18 novembre 2024
24 mars 2010
Olivier Jacques, diplômé de l'École d'architecture (M.Arch, 2008) est récipiendaire d’une prestigieuse bourse d’étude offerte par le Gouvernement japonais qui lui permettra de réaliser un projet de recherche d’une durée initiale de 18 mois à la Tama Art University de Tokyo.
Le projet retenu est l’étude du potentiel de développement des pièces d’équipement urbain pour les ‘squares’ métropolitain. Le mobilier et les interfaces urbaines peuvent être pensés autour de l’idée d’ « activateurs urbains », utilisant la foule et à la masse autant que le potentiel sublime du déséquilibre urbain.
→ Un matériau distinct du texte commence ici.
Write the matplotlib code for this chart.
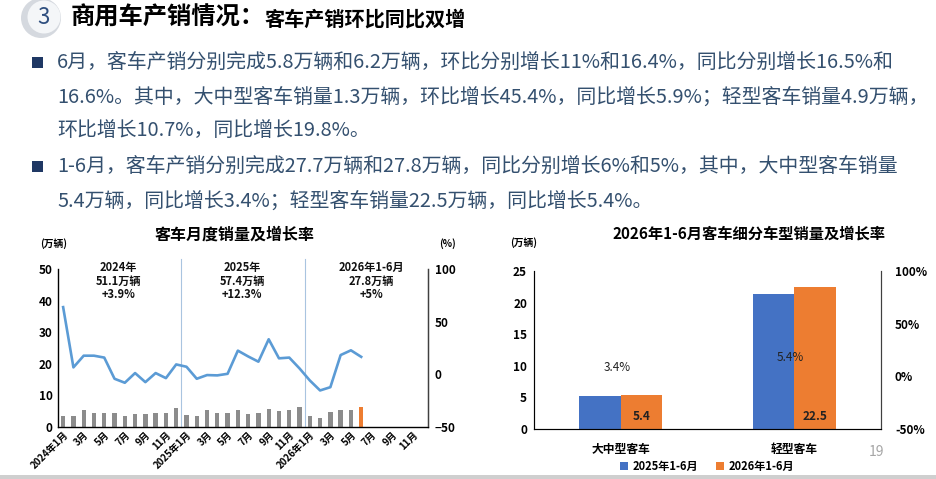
import numpy as np
import matplotlib
matplotlib.use("Agg")
import matplotlib.pyplot as plt
import matplotlib.patches as patches
from matplotlib.ticker import FuncFormatter

plt.rcParams['font.family'] = ['Noto Sans CJK SC', 'DejaVu Sans']

# ---- data: left chart (monthly bus sales, 万辆 / yoy growth, %) ----
years = ["2024", "2025", "2026"]
month_labels = []
for y in years:
    for m in range(1, 13):
        month_labels.append(f"{y}年{m}月" if m == 1 else f"{m}月")

sales = [3.4, 3.4, 5.3, 4.4, 4.4, 4.4, 3.4, 4.0, 4.0, 4.4, 4.4, 6.0,
         3.7, 3.4, 5.3, 4.4, 4.4, 5.3, 4.0, 4.4, 5.6, 5.0, 5.3, 6.3,
         3.4, 2.8, 4.6, 5.3, 5.3, 6.2]
growth = [63.8, 6.6, 17.7, 17.7, 15.9, -4.2, -8.0, 1.2, -7.4, 1.2, -3.6, 9.4,
          7.2, -4.2, -0.7, -1.0, 0.5, 22.5, 17.0, 12.0, 33.3, 15.2, 15.9, 5.6,
          -5.8, -15.3, -12.2, 18.3, 22.8, 16.6]
year_notes = ["2024年\n51.1万辆\n+3.9%", "2025年\n57.4万辆\n+12.3%", "2026年1-6月\n27.8万辆\n+5%"]

# ---- data: right chart (segment sales Jan-Jun) ----
segments = ["大中型客车", "轻型客车"]
sales_2025 = [5.2, 21.35]
sales_2026 = [5.4, 22.5]
seg_growth = ["3.4%", "5.4%"]
series_names = ["2025年1-6月", "2026年1-6月"]

W, H = 936, 479
fig = plt.figure(figsize=(W / 100, H / 100), dpi=100)
fig.patch.set_facecolor("white")


def fx(x):
    return x / W


def fy(y):
    return 1 - y / H


# ---- header ----
fig.patches.append(patches.Ellipse((fx(41), fy(18)), 40 / W, 40 / H, transform=fig.transFigure,
                                   facecolor="#d5d9df", edgecolor="none"))
fig.patches.append(patches.Ellipse((fx(44), fy(17)), 33 / W, 33 / H, transform=fig.transFigure,
                                   facecolor="#f4f6f8", edgecolor="none"))
fig.text(fx(43), fy(18), "3", fontsize=16, color="#2f4f7f", ha="center", va="center")
fig.text(fx(71), fy(18), "商用车产销情况：", fontsize=17.5, weight="bold", color="black", va="center")
fig.text(fx(264), fy(19), "客车产销环比同比双增", fontsize=14.5, weight="bold", color="black", va="center")

body_color = "#34506f"
lines = [
    (63, True, "6月，客车产销分别完成5.8万辆和6.2万辆，环比分别增长11%和16.4%，同比分别增长16.5%和"),
    (98, False, "16.6%。其中，大中型客车销量1.3万辆，环比增长45.4%，同比增长5.9%；轻型客车销量4.9万辆，"),
    (131, False, "环比增长10.7%，同比增长19.8%。"),
    (167, True, "1-6月，客车产销分别完成27.7万辆和27.8万辆，同比分别增长6%和5%，其中，大中型客车销量"),
    (202, False, "5.4万辆，同比增长3.4%；轻型客车销量22.5万辆，同比增长5.4%。"),
]
for ypix, bullet, txt in lines:
    if bullet:
        fig.patches.append(patches.Rectangle((fx(32), fy(ypix + 5)), 11 / W, 11 / H,
                                             transform=fig.transFigure, facecolor="#1f3864",
                                             edgecolor="none"))
    fig.text(fx(57), fy(ypix), txt, fontsize=14.35, color=body_color, va="center")

# ---- left chart ----
ax1 = fig.add_axes([fx(58), fy(427), (428 - 58) / W, (427 - 269) / H])
x = np.arange(len(month_labels))
bar_colors = ["#8c8c8c"] * (len(sales) - 1) + ["#ed7d31"]
ax1.bar(x[:len(sales)], sales, width=0.42, color=bar_colors, zorder=2)
ax1.set_xlim(-0.5, len(month_labels) - 0.5)
ax1.set_ylim(0, 50)
ax1.set_yticks([0, 10, 20, 30, 40, 50])
ax1.set_xticks(x[::2])
ax1.set_xticklabels(month_labels[::2], rotation=45, ha="right", rotation_mode="anchor",
                    fontsize=7, weight="bold")
ax1.tick_params(axis="y", length=0, labelsize=8.5, pad=4)
ax1.tick_params(axis="x", length=0, pad=2)
for lbl in ax1.get_yticklabels():
    lbl.set_fontweight("bold")
ax1.spines["top"].set_visible(False)
for s in ["left", "bottom", "right"]:
    ax1.spines[s].set_color("#404040")
    ax1.spines[s].set_linewidth(1.0)

for sep in [11.5, 23.5]:
    ax1.axvline(sep, ymin=0, ymax=1.065, color="#a9c4e0", lw=0.8, clip_on=False, zorder=1)

for i, note in enumerate(year_notes):
    ax1.text(i * 12 + 5.4 + (0.6 if i == 2 else 0), 52.5, note, ha="center", va="top",
             fontsize=8, weight="semibold", linespacing=1.05, color="#111111")

ax1b = ax1.twinx()
ax1b.plot(x[:len(growth)], growth, color="#5b9bd5", lw=1.9, zorder=3)
ax1b.set_ylim(-50, 100)
ax1b.set_yticks([-50, 0, 50, 100])
ax1b.tick_params(axis="y", length=0, labelsize=8.5, pad=5)
for lbl in ax1b.get_yticklabels():
    lbl.set_fontweight("bold")
ax1b.spines["top"].set_visible(False)
ax1b.spines["right"].set_color("#404040")

fig.text(fx(235), fy(235), "客车月度销量及增长率", fontsize=11.5, weight="bold", ha="center", va="center")
fig.text(fx(54), fy(244), "(万辆)", fontsize=7, weight="bold", ha="center", va="center")
fig.text(fx(447), fy(244), "(%)", fontsize=7, weight="bold", ha="center", va="center")

# ---- right chart ----
ax2 = fig.add_axes([fx(534), fy(429), (881 - 534) / W, (429 - 271) / H])
xs = np.arange(len(segments))
bw = 0.24
ax2.bar(xs - bw / 2, sales_2025, bw, color="#4472c4", label=series_names[0], zorder=2)
b26 = ax2.bar(xs + bw / 2, sales_2026, bw, color="#ed7d31", label=series_names[1], zorder=2)
ax2.set_xlim(-0.5, 1.5)
ax2.set_ylim(0, 25)
ax2.set_yticks([0, 5, 10, 15, 20, 25])
ax2.set_xticks(xs)
ax2.set_xticklabels(segments, fontsize=8.5, weight="bold")
ax2.tick_params(axis="both", length=0, labelsize=8.5, pad=5)
ax2.tick_params(axis="x", pad=10)
for lbl in ax2.get_yticklabels():
    lbl.set_fontweight("bold")
ax2.spines["top"].set_visible(False)
for s in ["left", "bottom", "right"]:
    ax2.spines[s].set_color("#404040")

for rect, v in zip(b26, sales_2026):
    ax2.text(rect.get_x() + rect.get_width() / 2, 1.9, f"{v}", ha="center", va="center",
             fontsize=8.5, weight="bold", color="#222222")

ax2b = ax2.twinx()
ax2b.set_ylim(-50, 100)
ax2b.set_yticks([-50, 0, 50, 100])
ax2b.yaxis.set_major_formatter(FuncFormatter(lambda v, p: f"{v:.0f}%"))
ax2b.tick_params(axis="y", length=0, labelsize=8.5, pad=10)
for lbl in ax2b.get_yticklabels():
    lbl.set_fontweight("bold")
ax2b.spines["top"].set_visible(False)
ax2b.spines["right"].set_color("#404040")
for xi, g, ly in zip(xs, seg_growth, [8, 18.3]):
    ax2b.text(xi - 0.02, ly, g, ha="center", va="center", fontsize=8.5, color="#222222")

fig.text(fx(749), fy(234), "2026年1-6月客车细分车型销量及增长率", fontsize=11, weight="bold",
         ha="center", va="center")
fig.text(fx(524), fy(243), "(万辆)", fontsize=7, weight="bold", ha="center", va="center")

handles, labels = ax2.get_legend_handles_labels()
fig.legend(handles, labels, loc="center", bbox_to_anchor=(fx(707), fy(466)), ncol=2, frameon=False,
           prop={"weight": "bold", "size": 8}, handlelength=0.7, handleheight=0.7,
           handletextpad=0.4, columnspacing=1.6)

fig.text(fx(876), fy(452), "19", fontsize=10, color="#a6a6a6", ha="center", va="center")

# bottom grey strip
fig.patches.append(patches.Rectangle((0, 0), 1, 4 / H, transform=fig.transFigure,
                                     facecolor="#cfcfcf", edgecolor="none"))

fig.savefig("out.png", dpi=100)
Programme détaillé (en anglais) :
“Urban Plazas” of modern metropolises are places of ambiguous urbanity. In fact, plazas like Time Square in New-York, Piccadilly Circus in London or Shibuya’s Hachiko Square in Tokyo concentrate all the urban energy in one sublime imbalance. The crowd gathered there is managed and filled with the maximum of metropolitan stimuli. What kind of urban devices should be created, using crowd behaviors as a catalyst to this sublime urbanity? The architecture surrounding a plaza like Shibuya Square is already used as an interface for economic optimization, rendered in the use of “urban screens”, addressing the masses and the crowd. Already some of these screens stop being thought as merely applied devices on building, but also thought as a development of the architectural surface. Most importantly, these squares offer a perfect sociological context to seek for the balance between technological prowess and human behaviors. The present research program aims to delve in the same challenges with studies on urban furniture. The equipments on the plaza ground should be used to carry the same sense of urban imbalance, using the sublime potential of heavy crowd management. And in the midst of this mass of people, what is the role of one’s individuality?